Liberalisation between the EU and US could lead to airline mergers
The proposal was introduced by the US government in order to lock down a deal lifting restrictions on flights across the Atlantic to EU countries.
The debate may delay the signing of the "open skies" treaty, which was set to be ratified in June.
Opponents of the new proposal have now been given 60 days to lodge objections.
This means the deal, which was agreed by the EU and the US last November, is unlikely to be signed until October at the earliest.
The US proposal will give foreign investors more of a say in the marketing of airlines, flight routes and types of aircraft operated.
But it does not lift the 25% limit imposed on foreign ownership of US carriers - and has been revised to emphasise that US citizens remain in control of the airline.

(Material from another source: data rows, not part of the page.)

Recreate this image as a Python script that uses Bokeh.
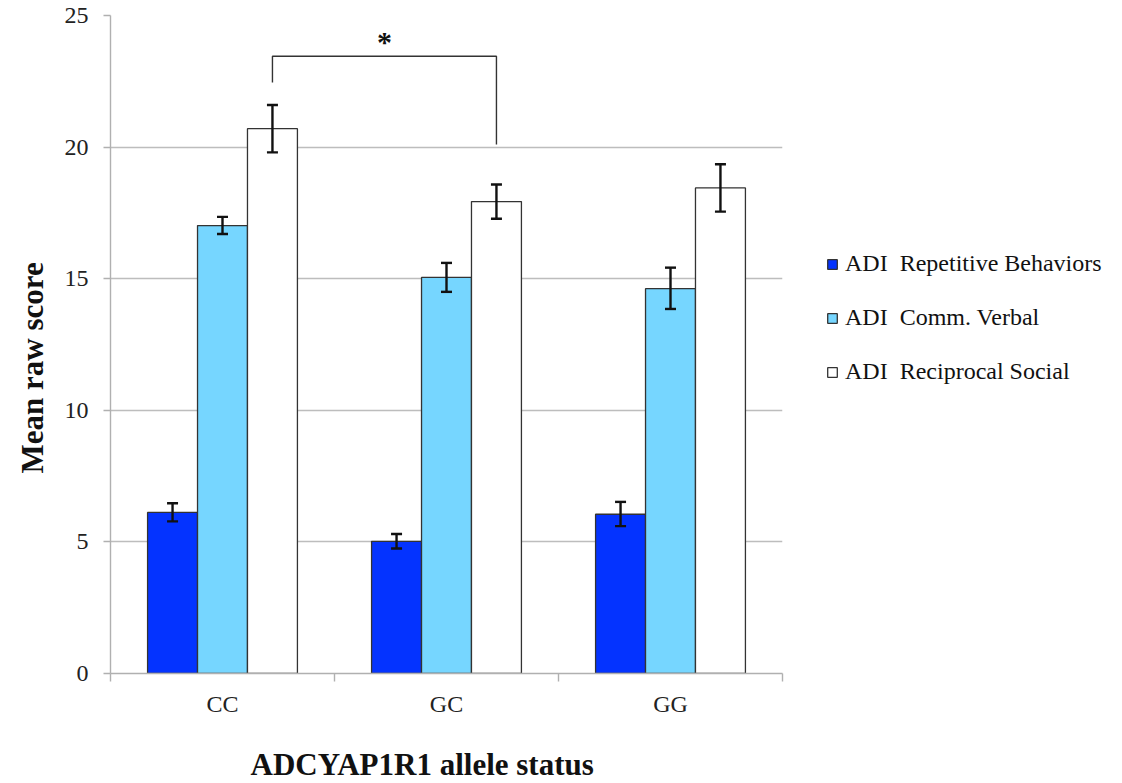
from bokeh.plotting import figure
from bokeh.models import (ColumnDataSource, Whisker, TeeHead, FixedTicker, Legend, LegendItem,
                          Range1d, Title)
from bokeh.core.properties import value
from bokeh.embed import file_html
from bokeh.resources import INLINE

# ---- data ----
categories = ["CC", "GC", "GG"]
series = ["ADI  Repetitive Behaviors", "ADI  Comm. Verbal", "ADI  Reciprocal Social"]
rep_behav = [6.12, 5.02, 6.05]
rep_lo = [5.78, 4.75, 5.6]
rep_hi = [6.47, 5.3, 6.52]
comm_verbal = [17.02, 15.05, 14.62]
comm_lo = [16.7, 14.5, 13.85]
comm_hi = [17.35, 15.6, 15.42]
recip_social = [20.7, 17.93, 18.45]
recip_lo = [19.8, 17.28, 17.55]
recip_hi = [21.6, 18.58, 19.35]
y_ticks = [0, 5, 10, 15, 20, 25]
sig_pair = ["CC", "GC"]
sig_levels = [22.45, 23.45, 23.45, 20.1]
sig_star_level = 24.0
x_title = "ADCYAP1R1 allele status"
y_title = "Mean raw score"

colors = ["#0433FF", "#76D6FF", "#FFFFFF"]
offsets = [-0.223, 0.0, 0.223]
bar_w = 0.223
FONT = "Liberation Serif"

p = figure(frame_width=672, frame_height=658, min_border_left=110, min_border_right=330,
           min_border_top=15, min_border_bottom=108,
           x_range=Range1d(0, len(categories)), y_range=Range1d(0, 25),
           output_backend="svg", toolbar_location=None)

centers = [i + 0.5 for i in range(len(categories))]
vals = [rep_behav, comm_verbal, recip_social]
los = [rep_lo, comm_lo, recip_lo]
his = [rep_hi, comm_hi, recip_hi]
renderers = []
for k in range(3):
    src = ColumnDataSource(dict(x=[c + offsets[k] for c in centers], top=vals[k],
                                lo=los[k], hi=his[k]))
    r = p.vbar(x="x", top="top", width=bar_w, source=src, fill_color=colors[k],
               line_color="#333333", line_width=1.3)
    renderers.append(r)
    w = Whisker(base="x", lower="lo", upper="hi", source=src, line_width=2.4, line_color="#111111",
                upper_head=TeeHead(size=11, line_width=2.4, line_color="#111111"),
                lower_head=TeeHead(size=11, line_width=2.4, line_color="#111111"),
                level="overlay")
    p.add_layout(w)

# significance bracket
i0, i1 = categories.index(sig_pair[0]), categories.index(sig_pair[1])
bx0, bx1 = centers[i0] + offsets[2], centers[i1] + offsets[2]
p.line(x=[bx0, bx0, bx1, bx1], y=sig_levels, line_color="#333333", line_width=1.4)
p.text(x=[(bx0 + bx1) / 2], y=[sig_star_level], text=["*"], text_align="center",
       text_baseline="middle", text_font=value(FONT), text_font_style="bold",
       text_font_size="30px", text_color="#111111")

# axes
p.outline_line_color = None
p.xgrid.grid_line_color = None
p.ygrid.grid_line_color = "#BDBDBD"
p.ygrid.grid_line_width = 1.4
p.yaxis.ticker = FixedTicker(ticks=y_ticks, minor_ticks=[])
p.yaxis.axis_line_color = "#B0B0B0"
p.yaxis.axis_line_width = 1.4
p.yaxis.major_tick_line_color = "#B0B0B0"
p.yaxis.major_tick_line_width = 1.4
p.yaxis.major_tick_out = 7
p.yaxis.major_tick_in = 0
p.yaxis.minor_tick_line_color = None
p.yaxis.major_label_text_font = FONT
p.yaxis.major_label_text_font_size = "24px"
p.yaxis.major_label_text_color = "#222222"
p.yaxis.major_label_standoff = 15

p.xaxis.ticker = FixedTicker(ticks=centers, minor_ticks=list(range(len(categories) + 1)))
p.xaxis.major_label_overrides = {c: cat for c, cat in zip(centers, categories)}
p.xaxis.axis_line_color = "#B0B0B0"
p.xaxis.axis_line_width = 1.4
p.xaxis.major_tick_line_color = None
p.xaxis.major_tick_out = 0
p.xaxis.major_tick_in = 0
p.xaxis.minor_tick_line_color = "#B0B0B0"
p.xaxis.minor_tick_line_width = 1.4
p.xaxis.minor_tick_out = 8
p.xaxis.minor_tick_in = 0
p.xaxis.major_label_text_font = FONT
p.xaxis.major_label_text_font_size = "24px"
p.xaxis.major_label_text_color = "#222222"
p.xaxis.major_label_standoff = 9

p.add_layout(Title(text=x_title, align="left", offset=140, text_font=FONT,
                   text_font_style="bold", text_font_size="31px", text_color="#111111",
                   vertical_align="bottom", standoff=50), "below")
p.add_layout(Title(text=y_title, align="left", offset=200, text_font=FONT,
                   text_font_style="bold", text_font_size="31px", text_color="#111111",
                   vertical_align="bottom", standoff=23), "left")

legend = Legend(items=[LegendItem(label=s, renderers=[r]) for s, r in zip(series, renderers)],
                location=(44, 288), margin=0, padding=0, spacing=27,
                glyph_width=12, glyph_height=12, label_standoff=7,
                label_text_font=FONT, label_text_font_size="24px", label_text_color="#111111",
                border_line_color=None, background_fill_alpha=0)
p.add_layout(legend, "right")

open("out.html", "w").write(file_html(p, INLINE))
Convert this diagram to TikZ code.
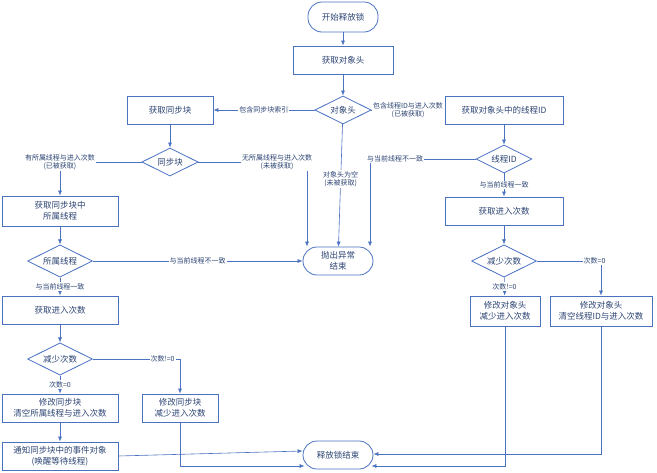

In a debate reminiscent of concerns raised over Dubai Ports World taking control of key US ports, some airlines and unions say that giving foreigners more of a say in the running of US airlines could be a threat to national security.
The US government hopes to defuse the opposition, believing that the treaty will increase air travel, lower fares and create jobs.
The EU has not commented on whether it finds the proposal to be satisfactory.
Under the "open skies" deal, US airlines would be free to fly to major airports in the European Union and from there to other internal destinations.
Likewise, European airlines would be able to fly to US airports - and from there to other US destinations.
Airlines would also be able to charge whatever ticket prices they want, on both sides of the Atlantic.
An agreement could see major changes to trans-Atlantic services from London's Heathrow airport, with the US keen to secure wider access for its carriers.
Experts say full liberalisation between the EU and US could transform the industry, leading to mergers between airlines.